— BEGIN Recorded information —
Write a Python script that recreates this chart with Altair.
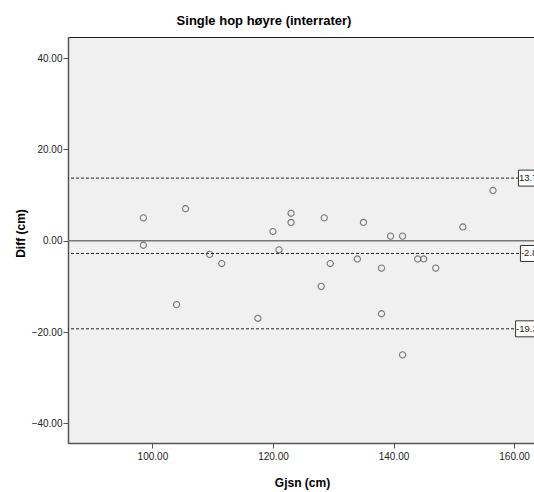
import altair as alt
import pandas as pd

# Bland-Altman data: mean (x) and difference (y)
gjsn = [98.5, 98.5, 105.5, 109.5, 111.5, 104.0, 117.5, 120.0, 121.0, 123.0, 123.0,
        128.5, 129.5, 128.0, 134.0, 135.0, 138.0, 138.0, 139.5, 141.5, 141.5,
        144.0, 145.0, 147.0, 151.5, 156.5]
diff = [5, -1, 7, -3, -5, -14, -17, 2, -2, 6, 4,
        5, -5, -10, -4, 4, -6, -16, 1, 1, -25,
        -4, -4, -6, 3, 11]

ref_values = [13.7, -2.8, -19.3]
ref_labels = ["13.7", "-2.8", "-19.3"]
label_left = [160.72, 161.05, 160.25]

pts = pd.DataFrame({"Gjsn": gjsn, "Diff": diff})
refs = pd.DataFrame({"v": ref_values, "lab": ref_labels, "left": label_left})
refs["top"] = refs["v"] + 1.75
refs["bot"] = refs["v"] - 1.75
refs["right"] = 175.0

FONT = "Liberation Sans"
xs = alt.Scale(domain=[86.0, 163.3], nice=False, zero=False)
ys = alt.Scale(domain=[-44.3, 44.6], nice=False, zero=False)

x_axis = alt.Axis(values=[100, 120, 140, 160], format=".2f", grid=False,
                  title="Gjsn (cm)", titleFont=FONT, titleFontSize=12, titleFontWeight="bold",
                  titleColor="#000", titleX=234, titleY=39, titleBaseline="middle",
                  labelFont=FONT, labelFontSize=10, labelColor="#222", labelPadding=3,
                  tickSize=5, tickColor="#555", domainColor="#555", domainWidth=1.5)
y_axis = alt.Axis(values=[-40, -20, 0, 20, 40], format=".2f", grid=False,
                  title="Diff (cm)", titleFont=FONT, titleFontSize=12, titleFontWeight="bold",
                  titleColor="#000", titleX=-48, titleY=196, titleAngle=270,
                  titleAlign="center", titleBaseline="middle",
                  labelFont=FONT, labelFontSize=10, labelColor="#222", labelPadding=1,
                  tickSize=5, tickColor="#555", domainColor="#555", domainWidth=1.5)

points = alt.Chart(pts).mark_point(shape="circle", filled=False, size=38,
                                   stroke="#444", strokeWidth=1.1).encode(
    x=alt.X("Gjsn:Q", scale=xs, axis=x_axis),
    y=alt.Y("Diff:Q", scale=ys, axis=y_axis),
)

zero_line = alt.Chart(pd.DataFrame({"v": [0]})).mark_rule(color="#777", strokeWidth=1.5).encode(
    y=alt.Y("v:Q", scale=ys)
)

dashed = alt.Chart(refs).mark_rule(color="#222", strokeWidth=1, strokeDash=[3, 2]).encode(
    y=alt.Y("v:Q", scale=ys)
)

boxes = alt.Chart(refs).mark_rect(fill="white", stroke="#333", strokeWidth=1).encode(
    x=alt.X("left:Q", scale=xs), x2="right:Q",
    y=alt.Y("top:Q", scale=ys), y2="bot:Q",
)

texts = alt.Chart(refs).mark_text(align="left", baseline="middle", font=FONT,
                                  fontSize=9.5, color="#222", dx=0.5).encode(
    x=alt.X("left:Q", scale=xs), y=alt.Y("v:Q", scale=ys), text="lab:N"
)

chart = alt.layer(zero_line, dashed, boxes, texts, points).properties(
    width=466, height=406,
    background="white",
    autosize=alt.AutoSizeParams(type="none"),
    padding={"left": 68, "top": 37, "right": 0, "bottom": 49},
    title=alt.TitleParams("Single hop høyre (interrater)", font=FONT, fontSize=13,
                          fontWeight="bold", color="#000", anchor="middle", dx=-37,
                          offset=9),
).configure_view(fill="#F0F0F0", stroke="#222", strokeWidth=1)

chart.save("out.html", embed_options={"renderer": "svg", "actions": False})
— END Recorded information —
- [Required task]
Write out nothing but the lines from the start of the data through the line with "label_left = [160.72, 161.05, 160.25]". Leave out the pictures.

- [The completed task]
Write a Python script that recreates this chart with Altair.
import altair as alt
import pandas as pd

# Bland-Altman data: mean (x) and difference (y)
gjsn = [98.5, 98.5, 105.5, 109.5, 111.5, 104.0, 117.5, 120.0, 121.0, 123.0, 123.0,
        128.5, 129.5, 128.0, 134.0, 135.0, 138.0, 138.0, 139.5, 141.5, 141.5,
        144.0, 145.0, 147.0, 151.5, 156.5]
diff = [5, -1, 7, -3, -5, -14, -17, 2, -2, 6, 4,
        5, -5, -10, -4, 4, -6, -16, 1, 1, -25,
        -4, -4, -6, 3, 11]

ref_values = [13.7, -2.8, -19.3]
ref_labels = ["13.7", "-2.8", "-19.3"]
label_left = [160.72, 161.05, 160.25]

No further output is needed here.